During the reception on 12 June, guests heard from Christopher Breward, Head of Research for the V&A, and from Maurice Howard, Professor of Art History at Sussex.
Christopher Breward said: "The Exchange programme is really a very simple idea, allowing the intellectual exchange of ideas for the price of a train ticket.
"V&A curators travelling to Sussex have used their time there to explore Asian art, sculpture and fashion and culture. And there is no more testing an audience of new ideas than a group of Sussex final-year students.
"At the V&A, the British Galleries and Medieval and Renaissance and Modernist galleries have all benefited from Sussex expertise."
Maurice said: "My time with the V&A has really taken really took my work forward in new and exciting ways. The Exchange scheme has also attracted attention from around the world, with museums in Los Angeles and Australia among those who want to find out how we do it."
Guests at the reception were also invited to visit one of the V&A's current exhibitions, 'Baroque: Style in the Age of Magnificence'. The exhibition was curated by former University of Sussex art historian Professor Nigel Llewellyn, assisted by Art History research students Jane Eade and Elaine Tierney. Both students studied the V&A's Baroque exhibits for their AHRC-funded collaborative research doctorates.
University of Sussex art historians who have conducted original research based on the Museum's valuable collections include the following:
- Professor Maurice Howard has had close involvement with two major projects in recent years. He assisted on the preparation of the Gallery of European Ornament and co-authored a book on the subject.
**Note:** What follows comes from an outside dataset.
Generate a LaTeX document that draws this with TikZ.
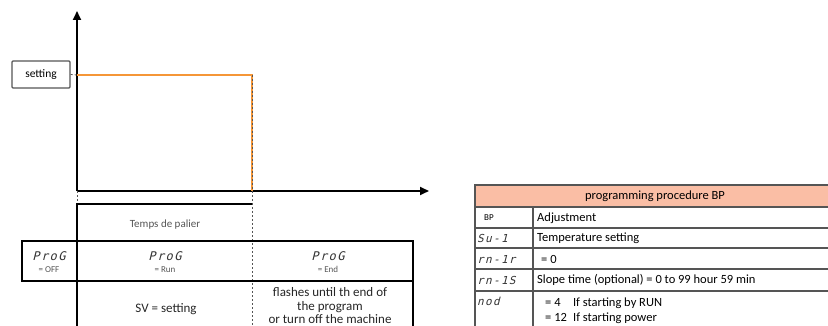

Later, he worked for four years as Senior Subject Specialist for the Tudor and Stuart sections of the £30 million British Galleries, which explore British design and applied arts from 1500 to 1900 and opened to great acclaim in 2001. This major project involved curatorship, writing text to support the museum's publications and educational provision, and organising a major conference on the Tudor and Stuart interior.
- Professor Liz James carried out research into the V&A's holdings of Byzantine material and curated an exhibition, 'Perceptions of Byzantium', within the Museum.
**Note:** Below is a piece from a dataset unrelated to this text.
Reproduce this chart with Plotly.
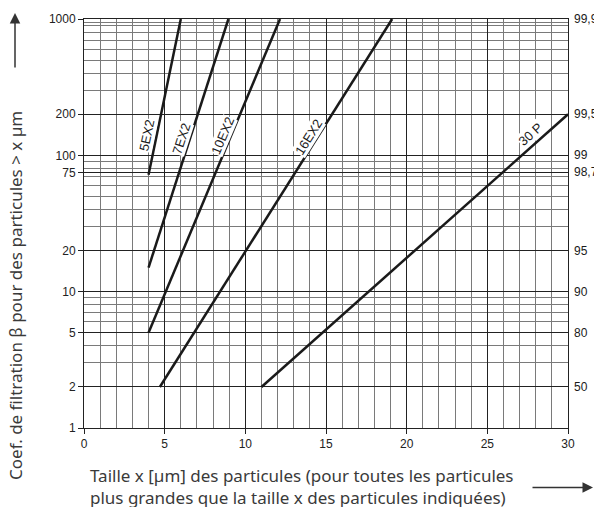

- Dr Meaghan Clarke, a 19th-century specialist, devised the online catalogue of the Victorian portrait photographer Frederick Hollyer in 2003-04; this was the second of a series of projects to bring the Museum's photographic archive to a wider public.
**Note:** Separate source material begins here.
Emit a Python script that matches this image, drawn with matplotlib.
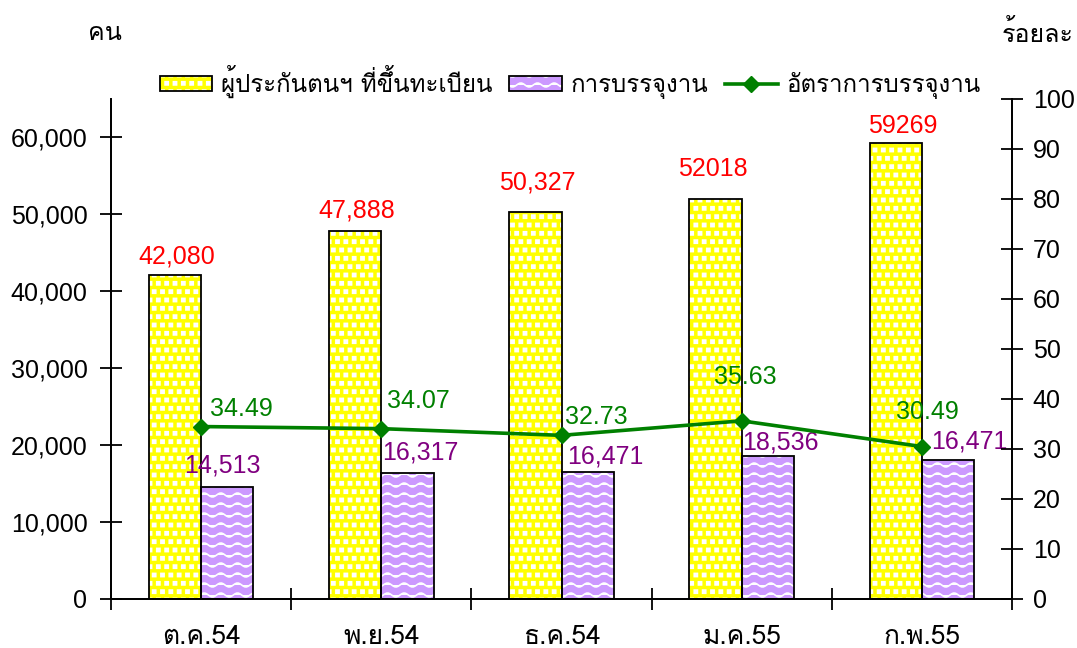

- Professor David Alan Mellor has curated several V&A photographic exhibitions, the last in 2002-03. David's long-established connections with the Museum date from as early as 1990, when he co-authored the book Recording Britain. Co-author and curator Gill Saunders, from the V&A, later came on the Sussex Exchange.
Recent Exchange Fellows at Sussex from the V&A include Gregory Irvine, Senior Curator in the Asian Department, and Zoe Whitley, Curator of Contemporary Programmes. Dr Flora Dennis came to join Art History at Sussex in 2007 following a spell at the V&A co-curating the exhibition 'The Renaissance at Home'. She is now back at the V&A on the Exchange, planning new ventures.